In September I was a legal observer at the protests at the DSEi arms fair at the ExCeL Centre, East London, and I saw some of the searches that the police did under the anti-terror legislation (which is meant to be emergency powers to stop and search anyone in a given area, to prevent an act of terrorism. A high-ranking police officer has to apply to the Secretary of State to bring these emergency powers into action for up to 28 days at a time.) The police searches seemed like a serious misuse of the anti-terror powers. The human rights group Liberty got together a lot of people’s reports of being searched, and brought a judicial review case to the high court very quickly. The hearing was the week after the arms fair I think, and the judges’ ruling should be any day now. One of the things that came out in the hearing was that the Metropolitan Police have been re-applying to the Secretary of State for another 28 days of the emergency powers CONTINUOUSLY since February 2001 (i.e. even before Sept 11th 2001). So really the powers have been used as though they were law, rather than an emergency measure.
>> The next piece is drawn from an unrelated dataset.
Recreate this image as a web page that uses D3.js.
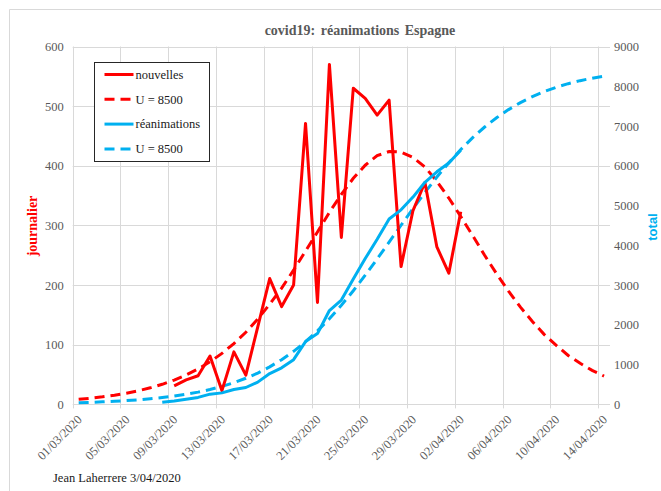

How can people get involved?
In London, Women in Black hold a vigil on the first Wednesday of each month. All women are welcome to join us, just wear black and turn up at 6pm on the steps of the Edith Cavell statue (near Trafalgar Square, outside the National Portrait Gallery). The vigil is a silent vigil that lasts for an hour (and then we usually go for tea/coffee/apple crumble afterwards). Women in Black groups in other places hold vigils at different times – you should be able to find information about it on the aforementioned UK website or www.womeninblack.org for vigils in other countries. Or if there’s no vigil near you, just choose a spot and a time and start one.
If you’re interested in doing NVDA or being a legal observer, the best thing is to go to an event that has training for people who haven’t done it before. And may I suggest that George W Bush’s forthcoming visit to the UK (19th-21st November) would be a very good opportunity. Info should be coming soon at www.resistbush.org or you can sign up to their email list there.
Here’s a gun – would you shoot George Bush with it?
I wouldn’t shoot George Bush. It would be kind of handy if he was dead, but I think he’s the (blunt) tip of a giant iceberg. And what am I going to do, shoot everybody involved in the economic, social, emotional, political, etc etc conditions that created such a man and allowed him to take power? I don’t think it can work.
It’s an interesting thought though – the idea that you could create peace through killing one person at the appropriate moment. Like people might say that if someone had assassinated Hitler in about 1930 we would never have had World War II. But that’s not the only way to get rid of Hitler: Hitler might never have taken power if Germany had been treated differently after World War I, or if World War I had been averted by diplomacy…however far back you want to go.
I think ideas about assassinating figureheads are a bit of a red herring, we should be thinking about empowering ourselves and everybody else so we all get enough good health and creativity and indignation to unseat our stupid so-called leaders and replace them with something worthwhile. So no, there’s nobody I’d kill in the name of peace. It’s fun to think about it though.
Do you think John and Yoko’s bed-in made the world a more peaceful place?
I do think that John and Yoko’s bed-in made the world a more peaceful place. In fact I know it for sure, because it made my life more peaceful. It was my first exposure to the idea of peace, and questions about what peace is, and it made a big impression on me (I think this must have been quite some time after the actual bed-in, probably in the film clips on the news when Lennon was shot.) Of course you can’t say that any one thing led you to take a particular course, but the bed-in was definitely one of the more important contributing factors in my life. The women’s peace camp at Greenham Common was another. Even though (as with the bed-in!) the opinions I heard about it as a child were mainly disapproving or incredulous, I saw the news reports and it stuck in my head all this time as something creative and amazing.
A while ago I was finally talking to someone who had lived at Greenham Common, and she said: “but I wonder now if we really changed anything.” Yes, you did! You changed me! And plenty of other people. Just like Yoko and John did. That’s why you should just go ahead and make your protest, even if it doesn’t look like you can have any direct effect on the thing you’re protesting about. Because you’ll be changing something by being there, most likely other people, and they might have a direct effect next time. And the way the human brain works, you’ll probably never know. People see your protest, carry on past you as if it didn’t touch them – and then three years later, 43 years later, off one of them goes to lie down on a runway somewhere and stop a B-52 taking off! And you were part of that, but you can never unravel it and work out some formula for influencing people. You just have to keep doing what you think is right, as often as you can manage to. That’s why I don’t think it’s any good saying that the ends justify the means. Because the means are having effects all the time and if the means aren’t concordant with the ends they might derail the ends any minute!
How far would you go in the name of peace?
I’m not sure how to answer this question. It depends on the circumstances. Like so far I haven’t done anything that might get me arrested, and I wasn’t really planning to – but then the other day I seriously considered trespassing on a military base. And that was partly because of who else would be there, and how that made it seem much less frightening and like it might even be fun. And partly because the further you get into this stuff, the more you see how much it matters and how much of a real effect your actions can have. And you get less afraid of things as you go along – part of the reason I wasn’t planning to get arrested was just that I was really frightened of it. And now I’ve talked to so many people who’ve been arrested that it’s not frightening in the same way: I have an idea of what the easiest and the worst experiences are like, and some way to make sense of it, so it seems more like something I could bear to do now.
What’s the most peaceful thing you’ve ever experienced?
Ripping up an estate agent’s brochure into thousands of tiny pieces. I did it instead of hitting my partner, so I think that’s pretty peaceful.
What else would you like to say?
Thank you, these are really good questions!